++++ Given data

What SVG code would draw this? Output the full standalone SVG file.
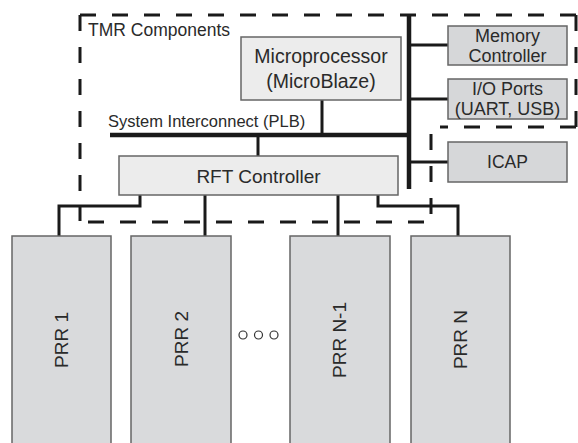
<svg xmlns="http://www.w3.org/2000/svg" width="578" height="443" viewBox="0 0 578 443">
<style>
text{font-family:"Liberation Sans",Arial,sans-serif;fill:#2a2a2a}
.light{fill:#ececec;stroke:#666;stroke-width:1.5}
.mid{fill:#d6d7d9;stroke:#666;stroke-width:1.5}
.prr{fill:#d9dadc;stroke:#666;stroke-width:1.5}
.bus{stroke:#1a1a1a;stroke-width:4.5;fill:none}
.wire{stroke:#1a1a1a;stroke-width:3;fill:none}
.dash{stroke:#1a1a1a;stroke-width:3;fill:none;stroke-dasharray:16 16}
</style>
<rect width="578" height="443" fill="#fff"/>
<g id="tmr-region">
<path class="dash" d="M80,15 H576" stroke-dashoffset="0"/>
<path class="dash" d="M576,15 V127"/>
<path class="dash" d="M576,127 H440"/>
<path class="dash" d="M80,15 V221"/>
<path class="dash" d="M431,134 V214"/>
<path class="dash" d="M88,222 H424"/>
<text x="88" y="36" font-size="17.5">TMR Components</text>
</g>
<g id="connectors">
<path class="bus" d="M409,15 V189"/>
<path class="bus" d="M110,135 H409"/>
<path class="wire" d="M322,100 V135"/>
<path class="wire" d="M258,135 V156"/>
<path class="wire" d="M409,45 H448"/>
<path class="wire" d="M409,99 H448"/>
<path class="wire" d="M409,162 H448"/>
<path class="wire" d="M140,195 V206 H59 V236"/>
<path class="wire" d="M205,195 V236"/>
<path class="wire" d="M338,195 V236"/>
<path class="wire" d="M378,195 V206 H458 V236"/>
<text x="108" y="127" font-size="16.5">System Interconnect (PLB)</text>
</g>
<g id="microprocessor">
<rect class="light" x="241" y="37" width="160" height="63"/>
<text x="321" y="63" font-size="19.5" text-anchor="middle">Microprocessor</text>
<text x="321" y="88" font-size="19.5" text-anchor="middle">(MicroBlaze)</text>
</g>
<g id="memory-controller">
<rect class="mid" x="448" y="26" width="119" height="39"/>
<text x="507.5" y="42" font-size="18" text-anchor="middle">Memory</text>
<text x="507.5" y="62" font-size="18" text-anchor="middle">Controller</text>
</g>
<g id="io-ports">
<rect class="mid" x="448" y="79" width="119" height="40"/>
<text x="507.5" y="95" font-size="18" text-anchor="middle">I/O Ports</text>
<text x="507.5" y="115" font-size="18" text-anchor="middle">(UART, USB)</text>
</g>
<g id="icap">
<rect class="mid" x="448" y="142" width="119" height="40"/>
<text x="507.5" y="168" font-size="17.5" text-anchor="middle">ICAP</text>
</g>
<g id="rft-controller">
<rect class="light" x="119" y="156" width="279" height="39"/>
<text x="258.5" y="183" font-size="19" text-anchor="middle">RFT Controller</text>
</g>
<g id="prr1">
<rect class="prr" x="12" y="236" width="99" height="220"/>
<text transform="translate(61,340) rotate(-90)" x="0" y="7" font-size="19" text-anchor="middle">PRR 1</text>
</g>
<g id="prr2">
<rect class="prr" x="131" y="236" width="100" height="220"/>
<text transform="translate(181,339) rotate(-90)" x="0" y="7" font-size="19" text-anchor="middle">PRR 2</text>
</g>
<g id="ellipsis">
<circle cx="243" cy="335" r="4" fill="#fff" stroke="#333" stroke-width="1.2"/>
<circle cx="258.5" cy="335" r="4" fill="#fff" stroke="#333" stroke-width="1.2"/>
<circle cx="274" cy="335" r="4" fill="#fff" stroke="#333" stroke-width="1.2"/>
</g>
<g id="prrn-1">
<rect class="prr" x="290" y="236" width="100" height="220"/>
<text transform="translate(339,340) rotate(-90)" x="0" y="7" font-size="19" text-anchor="middle">PRR N-1</text>
</g>
<g id="prrn">
<rect class="prr" x="411" y="236" width="99" height="220"/>
<text transform="translate(460,339.5) rotate(-90)" x="0" y="7" font-size="19" text-anchor="middle">PRR N</text>
</g>
</svg>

++++++++

## Direction
Retype the listing exactly. Pictures do not belong in the copy.

## Answer in full
What SVG code would draw this? Output the full standalone SVG file.
<svg xmlns="http://www.w3.org/2000/svg" width="578" height="443" viewBox="0 0 578 443">
<style>
text{font-family:"Liberation Sans",Arial,sans-serif;fill:#2a2a2a}
.light{fill:#ececec;stroke:#666;stroke-width:1.5}
.mid{fill:#d6d7d9;stroke:#666;stroke-width:1.5}
.prr{fill:#d9dadc;stroke:#666;stroke-width:1.5}
.bus{stroke:#1a1a1a;stroke-width:4.5;fill:none}
.wire{stroke:#1a1a1a;stroke-width:3;fill:none}
.dash{stroke:#1a1a1a;stroke-width:3;fill:none;stroke-dasharray:16 16}
</style>
<rect width="578" height="443" fill="#fff"/>
<g id="tmr-region">
<path class="dash" d="M80,15 H576" stroke-dashoffset="0"/>
<path class="dash" d="M576,15 V127"/>
<path class="dash" d="M576,127 H440"/>
<path class="dash" d="M80,15 V221"/>
<path class="dash" d="M431,134 V214"/>
<path class="dash" d="M88,222 H424"/>
<text x="88" y="36" font-size="17.5">TMR Components</text>
</g>
<g id="connectors">
<path class="bus" d="M409,15 V189"/>
<path class="bus" d="M110,135 H409"/>
<path class="wire" d="M322,100 V135"/>
<path class="wire" d="M258,135 V156"/>
<path class="wire" d="M409,45 H448"/>
<path class="wire" d="M409,99 H448"/>
<path class="wire" d="M409,162 H448"/>
<path class="wire" d="M140,195 V206 H59 V236"/>
<path class="wire" d="M205,195 V236"/>
<path class="wire" d="M338,195 V236"/>
<path class="wire" d="M378,195 V206 H458 V236"/>
<text x="108" y="127" font-size="16.5">System Interconnect (PLB)</text>
</g>
<g id="microprocessor">
<rect class="light" x="241" y="37" width="160" height="63"/>
<text x="321" y="63" font-size="19.5" text-anchor="middle">Microprocessor</text>
<text x="321" y="88" font-size="19.5" text-anchor="middle">(MicroBlaze)</text>
</g>
<g id="memory-controller">
<rect class="mid" x="448" y="26" width="119" height="39"/>
<text x="507.5" y="42" font-size="18" text-anchor="middle">Memory</text>
<text x="507.5" y="62" font-size="18" text-anchor="middle">Controller</text>
</g>
<g id="io-ports">
<rect class="mid" x="448" y="79" width="119" height="40"/>
<text x="507.5" y="95" font-size="18" text-anchor="middle">I/O Ports</text>
<text x="507.5" y="115" font-size="18" text-anchor="middle">(UART, USB)</text>
</g>
<g id="icap">
<rect class="mid" x="448" y="142" width="119" height="40"/>
<text x="507.5" y="168" font-size="17.5" text-anchor="middle">ICAP</text>
</g>
<g id="rft-controller">
<rect class="light" x="119" y="156" width="279" height="39"/>
<text x="258.5" y="183" font-size="19" text-anchor="middle">RFT Controller</text>
</g>
<g id="prr1">
<rect class="prr" x="12" y="236" width="99" height="220"/>
<text transform="translate(61,340) rotate(-90)" x="0" y="7" font-size="19" text-anchor="middle">PRR 1</text>
</g>
<g id="prr2">
<rect class="prr" x="131" y="236" width="100" height="220"/>
<text transform="translate(181,339) rotate(-90)" x="0" y="7" font-size="19" text-anchor="middle">PRR 2</text>
</g>
<g id="ellipsis">
<circle cx="243" cy="335" r="4" fill="#fff" stroke="#333" stroke-width="1.2"/>
<circle cx="258.5" cy="335" r="4" fill="#fff" stroke="#333" stroke-width="1.2"/>
<circle cx="274" cy="335" r="4" fill="#fff" stroke="#333" stroke-width="1.2"/>
</g>
<g id="prrn-1">
<rect class="prr" x="290" y="236" width="100" height="220"/>
<text transform="translate(339,340) rotate(-90)" x="0" y="7" font-size="19" text-anchor="middle">PRR N-1</text>
</g>
<g id="prrn">
<rect class="prr" x="411" y="236" width="99" height="220"/>
<text transform="translate(460,339.5) rotate(-90)" x="0" y="7" font-size="19" text-anchor="middle">PRR N</text>
</g>
</svg>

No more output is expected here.